No "maybe" about it Tom - I continued working on it and the query I
finally came up with (which now works perfectly for both PG and MySQL)
SELECT
DISTINCT LEAST(t1key, t2key) AS "lst",
GREATEST(t1key, t2key) AS "gst",
COUNT(LEAST(t1key, t2key)) AS "mn_c" -- << NOT NECESSARY - SHOWS NO. OF DUPS
-- COUNT(GREATEST(t1key, t2key)) AS mx_c
FROM
(
SELECT t1.t_key AS "t1key", t1.t_name AS "t1name", t1.t_value AS "t1value",
t2.t_key AS "t2key", t2.t_name AS "t2name", t2.t_value AS "t2value"
FROM tab t1
JOIN tab t2
ON t1.t_key != t2.t_key
AND t1.t_name = t2.t_name
AND t1.t_value = t2.t_value
ORDER BY t1.t_id, t2.t_id
)
AS t1
GROUP BY t1.t1key, t1.t2key --- <<<< Exactly as you suggested
HAVING
COUNT(LEAST(t1key, t2key)) -- <<<<
= (SELECT COUNT(tab.t_key) FROM tab WHERE t_key = t1.t1key)
AND
COUNT(GREATEST(t1key, t2key))
= (SELECT COUNT(tab.t_key) FROM tab WHERE t_key = t1.t2key)
ORDER BY 1, 2;
And now the two "reciprocal" HAVING clauses pick out the required
records perfectly. I can sort of see the PG philiosphy of being
stricter - the ONLY_FULL_GROUP_BY fiasco springs to mind.
The PG fiddle
https://dbfiddle.uk/?rdbms=postgres_11&fiddle=e48caa900335a27e390a5394f4faef28
and MySQL one
https://dbfiddle.uk/?rdbms=mysql_8.0&fiddle=1b89903cb96d44c145b48a8e5172f289
It shows exactly the result desired - sets of records grouped by t_key
which are identical in both t_name and t_value are chosen
gst mn_c
75 76 4
75 78 4
76 78 4
85 86 3
92 93 2
94 95 1
So 75 is identical to 76 and 78. 85 is identical to 86 and so on.

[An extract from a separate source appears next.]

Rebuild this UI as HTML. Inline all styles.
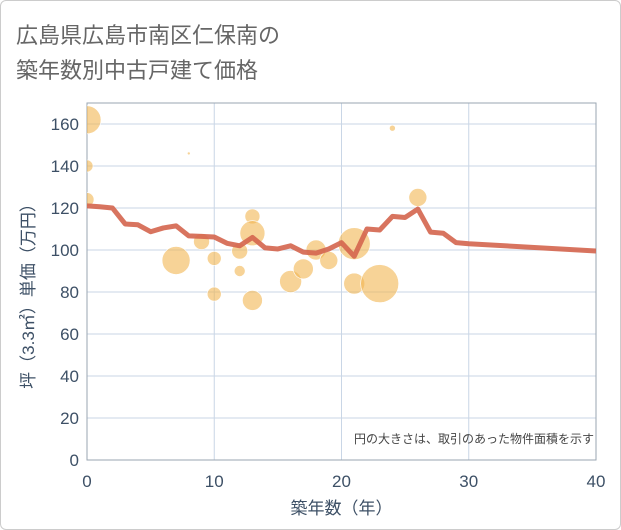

The beauty of having chosen to test with PostgreSQL is that if I
hadn't done it, my original semi-working MySQL solution could have
failed under production conditions (sorry not could, would have
failed). Again proving the (virtually) infinite superiority of
PostgreSQL over MySQL.
Thanks again and rgs,
Pól...
> regards, tom lane